Bob Gibson was a folk singer who lived at Marina City in the late 1960s. Peter, Paul and Mary, Simon & Garfunkel, The Byrds, The Kingston Trio, and The Smothers Brothers have recorded his songs. He was considered one of the most popular and influential folk music singers and songwriters of the late 1950s and early 1960s. In 1959, Elektra Records released Ski Songs Sung by Bob Gibson. It was Gibson’s best-selling album, according to the liner notes by Richie Unterberger.

Gibson lived in Aspen, Colorado, from 1957 to 1961 and was an enthusiastic skier. “I loved to ski,” he recalled in his autobiography. “I would spend all day long skiing on the slopes and then sing every night to support myself and my family in ski lodges.”

His career was interrupted by drug addiction, including heroin. On August 14, 1969, he was arrested in his 45th floor apartment at Marina City, charged with drug possession. His girlfriend, 26-year-old Patricia Stron, was charged with possession of marijuana.

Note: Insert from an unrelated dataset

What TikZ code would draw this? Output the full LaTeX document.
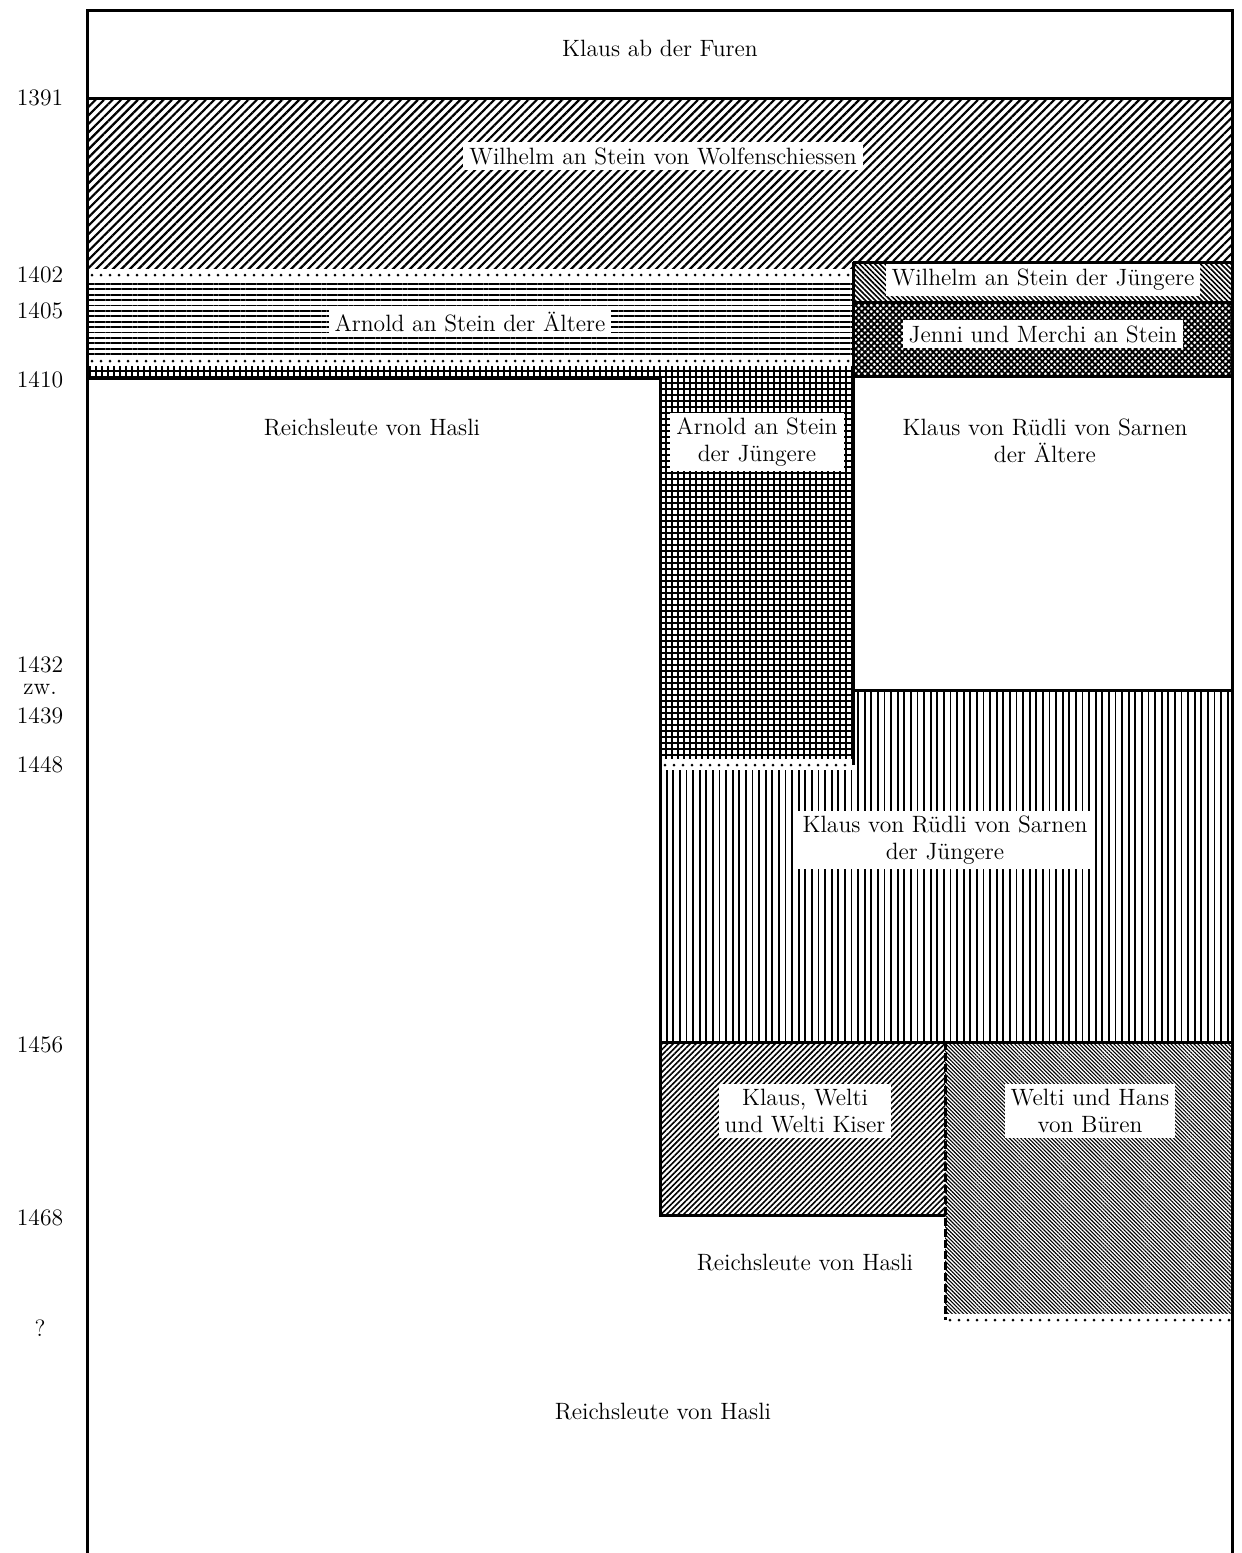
\documentclass[tikz,border=0pt]{standalone}
\usetikzlibrary{patterns.meta}

\begin{document}
\begin{tikzpicture}[x=0.5pt,y=-0.5pt,
      rule/.style={line width=1.5pt},
      lbl/.style={font=\fontsize{11.8}{13.5}\selectfont,align=center,fill=white,inner xsep=3pt,inner ysep=2.5pt},
      plain/.style={font=\fontsize{11.8}{13.5}\selectfont,align=center},
      yr/.style={font=\fontsize{11.8}{12}\selectfont},
      dotrow/.style={line width=1.5pt,line cap=round,dash pattern=on 0pt off 4.5pt}]
    \useasboundingbox (0,0) rectangle (1242,1553);
    \fill[white] (0,0) rectangle (1242,1553);
    % hatched holdings
    \fill[pattern={Lines[angle=45,distance=3pt,line width=1.1pt]}]
      (87,98) -- (1232,98) -- (1232,262) -- (853,262) -- (853,275) -- (87,275) -- cycle;
    \fill[pattern={Lines[angle=0,distance=2.7pt,line width=0.9pt]}] (87,275) rectangle (853,361);
    \fill[pattern={Hatch[angle=0,distance=3pt,line width=1.4pt]}]
      (87,361) -- (853,361) -- (853,765) -- (660,765) -- (660,378) -- (87,378) -- cycle;
    \fill[pattern={Lines[angle=-45,distance=1.8pt,line width=0.8pt]}] (853,262) rectangle (1232,302);
    \fill[pattern={Hatch[angle=45,distance=2.2pt,line width=0.95pt]}] (853,302) rectangle (1232,376);
    \fill[pattern={Lines[angle=90,distance=3.3pt,line width=0.9pt]}]
      (660,765) -- (853,765) -- (853,690) -- (1232,690) -- (1232,1042) -- (660,1042) -- cycle;
    \fill[pattern={Lines[angle=45,distance=2pt,line width=0.8pt]}] (660,1042) rectangle (945,1215);
    \fill[pattern={Lines[angle=-45,distance=1.35pt,line width=0.55pt]}] (945,1042) rectangle (1232,1320);
    % dotted borders
    \fill[white] (87,269) rectangle (853,281);
    \draw[dotrow] (92,275) -- (853,275);
    \fill[white] (87,355) rectangle (853,366);
    \draw[dotrow] (92,361) -- (853,361);
    \fill[white] (660,759) rectangle (853,770);
    \draw[dotrow] (665,765) -- (853,765);
    \fill[white] (945,1314) rectangle (1232,1326);
    \draw[dotrow] (950,1320) -- (1232,1320);
    % frame and boundaries
    \draw[rule] (87,1553) -- (87,10) -- (1232,10) -- (1232,1553);
    \draw[rule] (87,98) -- (1232,98);
    \draw[rule] (853,262) -- (1232,262);
    \draw[rule] (853,302) -- (1232,302);
    \draw[rule] (853,376) -- (1232,376);
    \draw[rule] (853,262) -- (853,765);
    \draw[rule] (87,378) -- (660,378) -- (660,1215) -- (945,1215);
    \draw[rule] (853,690) -- (1232,690);
    \draw[rule] (660,1042) -- (1232,1042);
    \draw[rule,dash pattern=on 4pt off 1.5pt] (945,1042) -- (945,1320);
    % years
    \foreach \y/\t [count=\i] in {98/1391, 275/1402, 311/1405, 380/1410, 665/1432, 690/zw., 716/1439,
        765/1448, 1045/1456, 1218/1468, 1328/?} {
      \node[yr] (yr\i) at (40,\y) {\t};
    }
    % holders
    \node[plain] (furen) at (660,48) {Klaus ab der Furen};
    \node[lbl] (wolf) at (663,156) {Wilhelm an Stein von Wolfenschiessen};
    \node[lbl] (arnoldA) at (470,322) {Arnold an Stein der Ältere};
    \node[lbl] (wilhelmJ) at (1043,280) {Wilhelm an Stein der Jüngere};
    \node[lbl] (jenni) at (1043,334) {Jenni und Merchi an Stein};
    \node[plain] (hasliA) at (372,428) {Reichsleute von Hasli};
    \node[lbl] (arnoldJ) at (757,442) {Arnold an Stein\\der Jüngere};
    \node[plain] (klausA) at (1045,441) {Klaus von Rüdli von Sarnen\\der Ältere};
    \node[lbl] (klausJ) at (945,840) {Klaus von Rüdli von Sarnen\\der Jüngere};
    \node[lbl] (kiser) at (805,1111) {Klaus, Welti\\und Welti Kiser};
    \node[lbl] (bueren) at (1090,1111) {Welti und Hans\\von Büren};
    \node[plain] (hasliB) at (805,1263) {Reichsleute von Hasli};
    \node[plain] (hasliC) at (663,1412) {Reichsleute von Hasli};
  \end{tikzpicture}
\end{document}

Album cover, Ski Songs Sung by Bob Gibson. Elektra Records (1959).

At the time, Gibson was performing at the Quiet Knight, a club on North Wells Street that was at the center of Chicago folk music in the 1960s and 1970s.

Sober in 1978, he attempted a comeback but the musical scene had changed. He died in 1996 in Portland, Oregon, of a rare brain disorder.